**EXERCISE GOAL**
Your task is to quote the records from their first line through the line containing "250000, 300000, 350000]", with nothing added or left out.

**DATA LINES**
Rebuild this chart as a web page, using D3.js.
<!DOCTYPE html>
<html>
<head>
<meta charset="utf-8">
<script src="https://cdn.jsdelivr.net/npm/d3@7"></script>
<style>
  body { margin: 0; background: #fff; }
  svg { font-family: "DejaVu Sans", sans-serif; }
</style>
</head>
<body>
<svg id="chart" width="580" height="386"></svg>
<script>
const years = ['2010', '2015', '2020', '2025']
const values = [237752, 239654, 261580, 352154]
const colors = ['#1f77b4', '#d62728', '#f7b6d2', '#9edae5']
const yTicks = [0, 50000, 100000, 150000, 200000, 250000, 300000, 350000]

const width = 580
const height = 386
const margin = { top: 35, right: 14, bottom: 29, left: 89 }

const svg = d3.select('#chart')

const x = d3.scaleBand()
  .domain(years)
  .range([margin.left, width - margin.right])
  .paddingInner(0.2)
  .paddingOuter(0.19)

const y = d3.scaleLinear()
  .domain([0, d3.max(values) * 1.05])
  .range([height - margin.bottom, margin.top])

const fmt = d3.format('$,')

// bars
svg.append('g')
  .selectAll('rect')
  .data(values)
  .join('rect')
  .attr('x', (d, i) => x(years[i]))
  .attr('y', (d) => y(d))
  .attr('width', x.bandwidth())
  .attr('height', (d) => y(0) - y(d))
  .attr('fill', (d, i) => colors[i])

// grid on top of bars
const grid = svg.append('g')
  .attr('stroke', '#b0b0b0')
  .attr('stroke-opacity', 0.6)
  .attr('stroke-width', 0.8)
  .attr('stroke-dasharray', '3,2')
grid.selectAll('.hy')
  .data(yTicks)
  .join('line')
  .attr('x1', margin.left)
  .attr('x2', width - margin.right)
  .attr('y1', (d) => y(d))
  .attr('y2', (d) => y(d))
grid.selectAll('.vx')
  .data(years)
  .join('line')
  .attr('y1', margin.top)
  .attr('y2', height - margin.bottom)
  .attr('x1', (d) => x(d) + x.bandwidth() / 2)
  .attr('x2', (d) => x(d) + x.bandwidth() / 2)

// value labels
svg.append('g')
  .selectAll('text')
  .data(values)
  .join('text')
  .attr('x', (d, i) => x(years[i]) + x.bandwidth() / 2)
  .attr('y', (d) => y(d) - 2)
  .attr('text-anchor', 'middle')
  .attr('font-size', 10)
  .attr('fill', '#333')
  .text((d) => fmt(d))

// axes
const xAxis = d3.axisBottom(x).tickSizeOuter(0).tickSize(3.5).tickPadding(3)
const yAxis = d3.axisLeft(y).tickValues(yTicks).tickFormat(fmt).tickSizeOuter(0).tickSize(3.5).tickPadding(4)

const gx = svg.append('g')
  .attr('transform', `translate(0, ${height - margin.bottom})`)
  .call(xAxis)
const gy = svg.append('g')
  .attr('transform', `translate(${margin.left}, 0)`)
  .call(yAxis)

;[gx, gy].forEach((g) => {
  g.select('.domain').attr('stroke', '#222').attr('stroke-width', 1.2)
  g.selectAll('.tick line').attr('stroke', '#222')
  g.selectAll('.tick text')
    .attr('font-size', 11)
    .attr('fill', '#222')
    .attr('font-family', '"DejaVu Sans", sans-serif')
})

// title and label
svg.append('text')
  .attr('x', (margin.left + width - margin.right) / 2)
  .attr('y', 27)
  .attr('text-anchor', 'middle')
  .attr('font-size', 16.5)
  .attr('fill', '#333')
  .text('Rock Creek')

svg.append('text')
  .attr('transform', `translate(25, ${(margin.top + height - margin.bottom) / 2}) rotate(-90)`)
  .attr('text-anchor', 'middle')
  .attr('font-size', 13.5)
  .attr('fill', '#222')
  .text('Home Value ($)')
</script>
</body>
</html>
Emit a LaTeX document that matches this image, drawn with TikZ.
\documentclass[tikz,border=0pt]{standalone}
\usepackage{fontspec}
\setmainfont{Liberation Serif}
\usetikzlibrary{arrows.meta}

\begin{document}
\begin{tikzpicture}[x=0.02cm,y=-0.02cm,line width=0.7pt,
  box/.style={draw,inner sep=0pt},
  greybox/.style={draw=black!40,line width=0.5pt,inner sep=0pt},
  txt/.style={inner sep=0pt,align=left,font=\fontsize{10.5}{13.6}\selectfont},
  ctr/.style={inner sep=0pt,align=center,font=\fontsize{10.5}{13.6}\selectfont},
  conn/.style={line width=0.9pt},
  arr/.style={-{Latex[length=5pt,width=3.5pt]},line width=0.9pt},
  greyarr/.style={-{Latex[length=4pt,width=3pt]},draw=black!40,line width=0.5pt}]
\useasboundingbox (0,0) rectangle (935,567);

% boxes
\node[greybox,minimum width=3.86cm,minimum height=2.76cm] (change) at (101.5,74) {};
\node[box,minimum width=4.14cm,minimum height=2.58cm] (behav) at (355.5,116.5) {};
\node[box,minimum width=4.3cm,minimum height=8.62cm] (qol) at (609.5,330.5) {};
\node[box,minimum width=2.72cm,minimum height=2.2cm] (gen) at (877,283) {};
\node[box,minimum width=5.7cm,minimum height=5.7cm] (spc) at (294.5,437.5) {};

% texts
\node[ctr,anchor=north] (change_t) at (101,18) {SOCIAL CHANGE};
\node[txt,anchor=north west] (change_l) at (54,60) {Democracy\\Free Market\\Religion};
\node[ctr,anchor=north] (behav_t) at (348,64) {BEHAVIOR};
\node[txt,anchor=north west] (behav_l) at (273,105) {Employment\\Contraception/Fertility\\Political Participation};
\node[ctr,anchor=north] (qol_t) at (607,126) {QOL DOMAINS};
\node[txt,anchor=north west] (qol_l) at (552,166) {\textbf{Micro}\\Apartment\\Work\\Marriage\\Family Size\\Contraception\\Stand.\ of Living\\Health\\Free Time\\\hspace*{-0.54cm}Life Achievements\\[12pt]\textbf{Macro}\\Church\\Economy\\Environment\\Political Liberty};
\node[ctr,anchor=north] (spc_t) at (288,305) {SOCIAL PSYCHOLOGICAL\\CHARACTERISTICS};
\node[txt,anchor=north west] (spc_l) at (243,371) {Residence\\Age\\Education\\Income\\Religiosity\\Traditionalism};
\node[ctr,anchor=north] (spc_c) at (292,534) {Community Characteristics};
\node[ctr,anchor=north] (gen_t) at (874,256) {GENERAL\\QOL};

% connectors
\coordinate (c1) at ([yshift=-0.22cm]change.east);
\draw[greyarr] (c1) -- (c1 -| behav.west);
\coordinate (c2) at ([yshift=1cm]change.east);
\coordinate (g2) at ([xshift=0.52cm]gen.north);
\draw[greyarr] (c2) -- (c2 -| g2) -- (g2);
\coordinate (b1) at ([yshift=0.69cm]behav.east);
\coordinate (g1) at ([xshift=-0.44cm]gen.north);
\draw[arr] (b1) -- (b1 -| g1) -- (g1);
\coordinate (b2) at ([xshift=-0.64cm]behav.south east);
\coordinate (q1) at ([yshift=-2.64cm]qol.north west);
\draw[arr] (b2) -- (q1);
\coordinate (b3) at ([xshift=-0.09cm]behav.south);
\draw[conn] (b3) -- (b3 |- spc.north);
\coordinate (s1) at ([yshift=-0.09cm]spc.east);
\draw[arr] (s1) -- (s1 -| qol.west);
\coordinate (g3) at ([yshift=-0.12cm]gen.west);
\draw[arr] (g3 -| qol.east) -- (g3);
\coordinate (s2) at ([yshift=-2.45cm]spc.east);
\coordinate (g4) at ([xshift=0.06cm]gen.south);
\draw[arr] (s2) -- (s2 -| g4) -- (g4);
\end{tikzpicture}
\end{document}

**REPLY TO THE TASK**
Rebuild this chart as a web page, using D3.js.
<!DOCTYPE html>
<html>
<head>
<meta charset="utf-8">
<script src="https://cdn.jsdelivr.net/npm/d3@7"></script>
<style>
  body { margin: 0; background: #fff; }
  svg { font-family: "DejaVu Sans", sans-serif; }
</style>
</head>
<body>
<svg id="chart" width="580" height="386"></svg>
<script>
const years = ['2010', '2015', '2020', '2025']
const values = [237752, 239654, 261580, 352154]
const colors = ['#1f77b4', '#d62728', '#f7b6d2', '#9edae5']
const yTicks = [0, 50000, 100000, 150000, 200000, 250000, 300000, 350000]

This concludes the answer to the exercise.